# Start of Dataset content

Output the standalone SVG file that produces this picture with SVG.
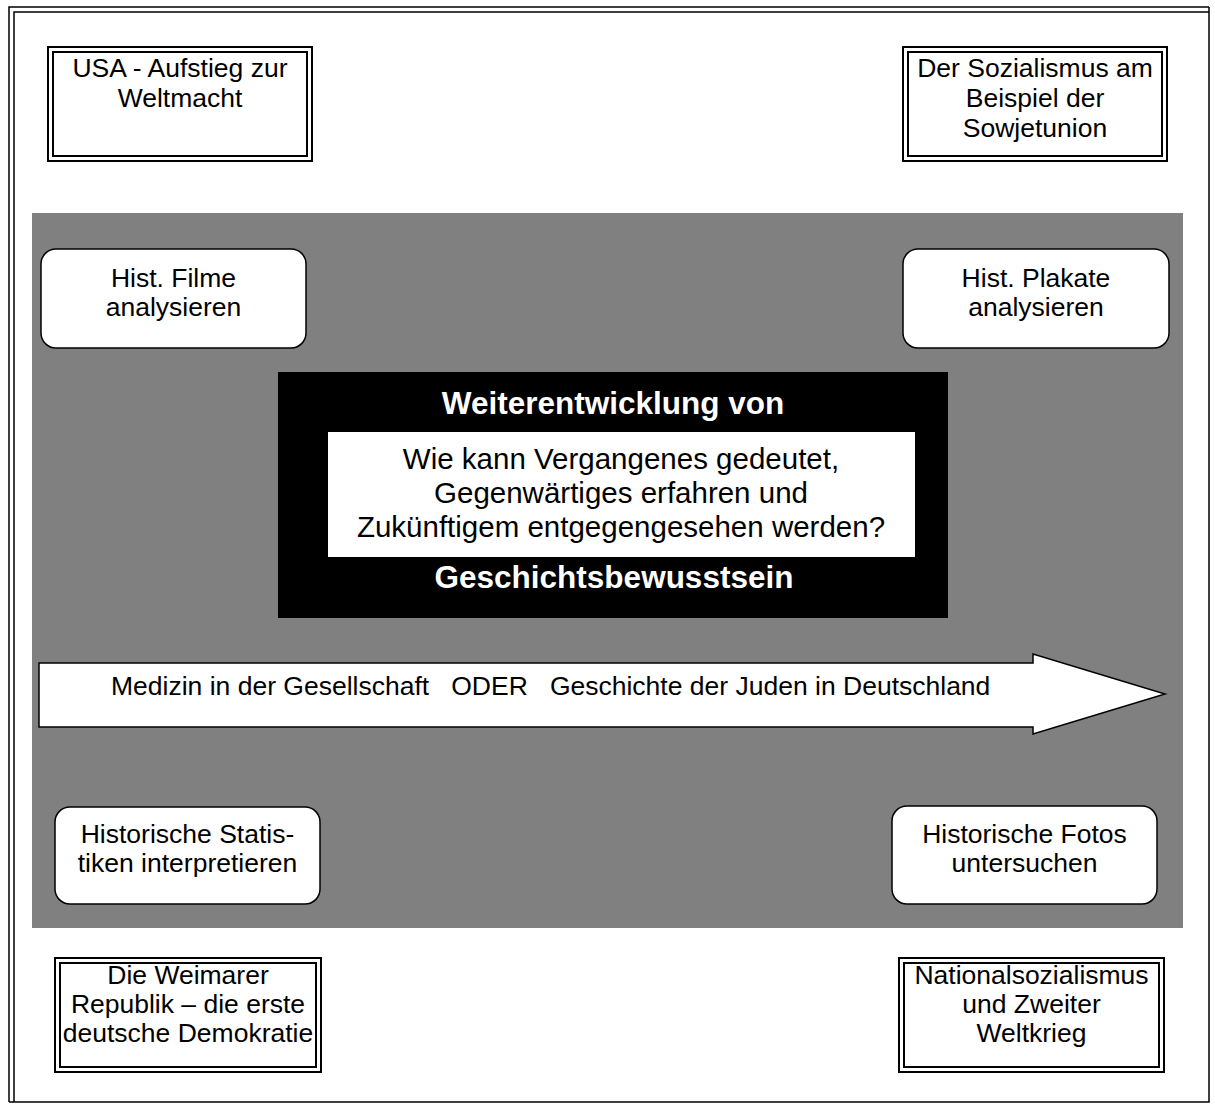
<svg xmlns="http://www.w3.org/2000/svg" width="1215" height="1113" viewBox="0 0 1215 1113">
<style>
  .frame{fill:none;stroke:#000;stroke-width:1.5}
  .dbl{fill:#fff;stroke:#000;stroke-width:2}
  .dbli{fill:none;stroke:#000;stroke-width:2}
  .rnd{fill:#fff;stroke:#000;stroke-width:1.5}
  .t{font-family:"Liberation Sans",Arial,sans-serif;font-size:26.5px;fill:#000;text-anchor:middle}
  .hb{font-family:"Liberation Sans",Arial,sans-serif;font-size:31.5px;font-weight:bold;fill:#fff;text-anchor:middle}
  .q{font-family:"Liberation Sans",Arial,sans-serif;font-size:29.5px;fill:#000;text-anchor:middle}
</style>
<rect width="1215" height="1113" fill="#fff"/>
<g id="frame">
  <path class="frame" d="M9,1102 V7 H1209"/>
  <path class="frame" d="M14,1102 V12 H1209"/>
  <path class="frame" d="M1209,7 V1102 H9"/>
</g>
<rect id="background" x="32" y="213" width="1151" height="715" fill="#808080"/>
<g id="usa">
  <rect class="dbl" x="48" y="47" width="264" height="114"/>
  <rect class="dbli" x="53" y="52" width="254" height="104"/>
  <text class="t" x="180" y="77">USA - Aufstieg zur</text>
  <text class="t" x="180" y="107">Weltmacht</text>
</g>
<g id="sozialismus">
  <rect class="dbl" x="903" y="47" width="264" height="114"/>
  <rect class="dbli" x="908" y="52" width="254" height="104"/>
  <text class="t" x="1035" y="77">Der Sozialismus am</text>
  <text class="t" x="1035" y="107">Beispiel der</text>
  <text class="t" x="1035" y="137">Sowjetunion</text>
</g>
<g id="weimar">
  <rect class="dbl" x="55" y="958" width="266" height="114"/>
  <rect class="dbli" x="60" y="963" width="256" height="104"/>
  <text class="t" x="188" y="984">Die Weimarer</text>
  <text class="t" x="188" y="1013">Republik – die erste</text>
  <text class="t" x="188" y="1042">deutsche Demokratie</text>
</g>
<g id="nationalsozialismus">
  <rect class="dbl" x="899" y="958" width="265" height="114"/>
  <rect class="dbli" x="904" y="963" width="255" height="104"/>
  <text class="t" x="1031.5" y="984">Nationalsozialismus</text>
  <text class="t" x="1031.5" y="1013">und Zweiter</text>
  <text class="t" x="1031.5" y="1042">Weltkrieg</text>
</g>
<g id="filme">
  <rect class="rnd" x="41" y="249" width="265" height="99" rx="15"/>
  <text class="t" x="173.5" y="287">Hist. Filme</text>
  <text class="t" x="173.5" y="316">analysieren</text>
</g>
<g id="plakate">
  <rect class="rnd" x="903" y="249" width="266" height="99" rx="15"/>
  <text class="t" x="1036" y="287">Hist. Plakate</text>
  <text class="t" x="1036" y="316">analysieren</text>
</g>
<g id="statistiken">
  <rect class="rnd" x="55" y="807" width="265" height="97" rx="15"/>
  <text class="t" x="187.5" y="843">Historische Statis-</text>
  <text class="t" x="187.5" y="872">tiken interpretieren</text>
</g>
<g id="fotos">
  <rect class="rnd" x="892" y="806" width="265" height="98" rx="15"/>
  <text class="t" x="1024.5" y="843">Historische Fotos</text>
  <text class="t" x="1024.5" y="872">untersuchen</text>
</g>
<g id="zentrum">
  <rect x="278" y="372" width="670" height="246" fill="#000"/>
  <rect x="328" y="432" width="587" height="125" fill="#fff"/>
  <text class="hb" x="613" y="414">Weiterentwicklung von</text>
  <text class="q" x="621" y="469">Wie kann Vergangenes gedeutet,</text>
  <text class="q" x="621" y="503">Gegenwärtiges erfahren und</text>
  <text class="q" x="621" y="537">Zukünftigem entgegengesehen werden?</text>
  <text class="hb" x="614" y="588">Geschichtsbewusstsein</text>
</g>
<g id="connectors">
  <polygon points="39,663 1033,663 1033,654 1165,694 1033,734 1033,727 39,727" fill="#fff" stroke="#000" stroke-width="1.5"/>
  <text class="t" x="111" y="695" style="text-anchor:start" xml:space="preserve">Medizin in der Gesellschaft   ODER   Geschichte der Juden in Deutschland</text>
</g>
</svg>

# End of Dataset content

• [The problem] Skip the pictures, then retype every line above exactly.

• [Problem solution]
Output the standalone SVG file that produces this picture with SVG.
<svg xmlns="http://www.w3.org/2000/svg" width="1215" height="1113" viewBox="0 0 1215 1113">
<style>
  .frame{fill:none;stroke:#000;stroke-width:1.5}
  .dbl{fill:#fff;stroke:#000;stroke-width:2}
  .dbli{fill:none;stroke:#000;stroke-width:2}
  .rnd{fill:#fff;stroke:#000;stroke-width:1.5}
  .t{font-family:"Liberation Sans",Arial,sans-serif;font-size:26.5px;fill:#000;text-anchor:middle}
  .hb{font-family:"Liberation Sans",Arial,sans-serif;font-size:31.5px;font-weight:bold;fill:#fff;text-anchor:middle}
  .q{font-family:"Liberation Sans",Arial,sans-serif;font-size:29.5px;fill:#000;text-anchor:middle}
</style>
<rect width="1215" height="1113" fill="#fff"/>
<g id="frame">
  <path class="frame" d="M9,1102 V7 H1209"/>
  <path class="frame" d="M14,1102 V12 H1209"/>
  <path class="frame" d="M1209,7 V1102 H9"/>
</g>
<rect id="background" x="32" y="213" width="1151" height="715" fill="#808080"/>
<g id="usa">
  <rect class="dbl" x="48" y="47" width="264" height="114"/>
  <rect class="dbli" x="53" y="52" width="254" height="104"/>
  <text class="t" x="180" y="77">USA - Aufstieg zur</text>
  <text class="t" x="180" y="107">Weltmacht</text>
</g>
<g id="sozialismus">
  <rect class="dbl" x="903" y="47" width="264" height="114"/>
  <rect class="dbli" x="908" y="52" width="254" height="104"/>
  <text class="t" x="1035" y="77">Der Sozialismus am</text>
  <text class="t" x="1035" y="107">Beispiel der</text>
  <text class="t" x="1035" y="137">Sowjetunion</text>
</g>
<g id="weimar">
  <rect class="dbl" x="55" y="958" width="266" height="114"/>
  <rect class="dbli" x="60" y="963" width="256" height="104"/>
  <text class="t" x="188" y="984">Die Weimarer</text>
  <text class="t" x="188" y="1013">Republik – die erste</text>
  <text class="t" x="188" y="1042">deutsche Demokratie</text>
</g>
<g id="nationalsozialismus">
  <rect class="dbl" x="899" y="958" width="265" height="114"/>
  <rect class="dbli" x="904" y="963" width="255" height="104"/>
  <text class="t" x="1031.5" y="984">Nationalsozialismus</text>
  <text class="t" x="1031.5" y="1013">und Zweiter</text>
  <text class="t" x="1031.5" y="1042">Weltkrieg</text>
</g>
<g id="filme">
  <rect class="rnd" x="41" y="249" width="265" height="99" rx="15"/>
  <text class="t" x="173.5" y="287">Hist. Filme</text>
  <text class="t" x="173.5" y="316">analysieren</text>
</g>
<g id="plakate">
  <rect class="rnd" x="903" y="249" width="266" height="99" rx="15"/>
  <text class="t" x="1036" y="287">Hist. Plakate</text>
  <text class="t" x="1036" y="316">analysieren</text>
</g>
<g id="statistiken">
  <rect class="rnd" x="55" y="807" width="265" height="97" rx="15"/>
  <text class="t" x="187.5" y="843">Historische Statis-</text>
  <text class="t" x="187.5" y="872">tiken interpretieren</text>
</g>
<g id="fotos">
  <rect class="rnd" x="892" y="806" width="265" height="98" rx="15"/>
  <text class="t" x="1024.5" y="843">Historische Fotos</text>
  <text class="t" x="1024.5" y="872">untersuchen</text>
</g>
<g id="zentrum">
  <rect x="278" y="372" width="670" height="246" fill="#000"/>
  <rect x="328" y="432" width="587" height="125" fill="#fff"/>
  <text class="hb" x="613" y="414">Weiterentwicklung von</text>
  <text class="q" x="621" y="469">Wie kann Vergangenes gedeutet,</text>
  <text class="q" x="621" y="503">Gegenwärtiges erfahren und</text>
  <text class="q" x="621" y="537">Zukünftigem entgegengesehen werden?</text>
  <text class="hb" x="614" y="588">Geschichtsbewusstsein</text>
</g>
<g id="connectors">
  <polygon points="39,663 1033,663 1033,654 1165,694 1033,734 1033,727 39,727" fill="#fff" stroke="#000" stroke-width="1.5"/>
  <text class="t" x="111" y="695" style="text-anchor:start" xml:space="preserve">Medizin in der Gesellschaft   ODER   Geschichte der Juden in Deutschland</text>
</g>
</svg>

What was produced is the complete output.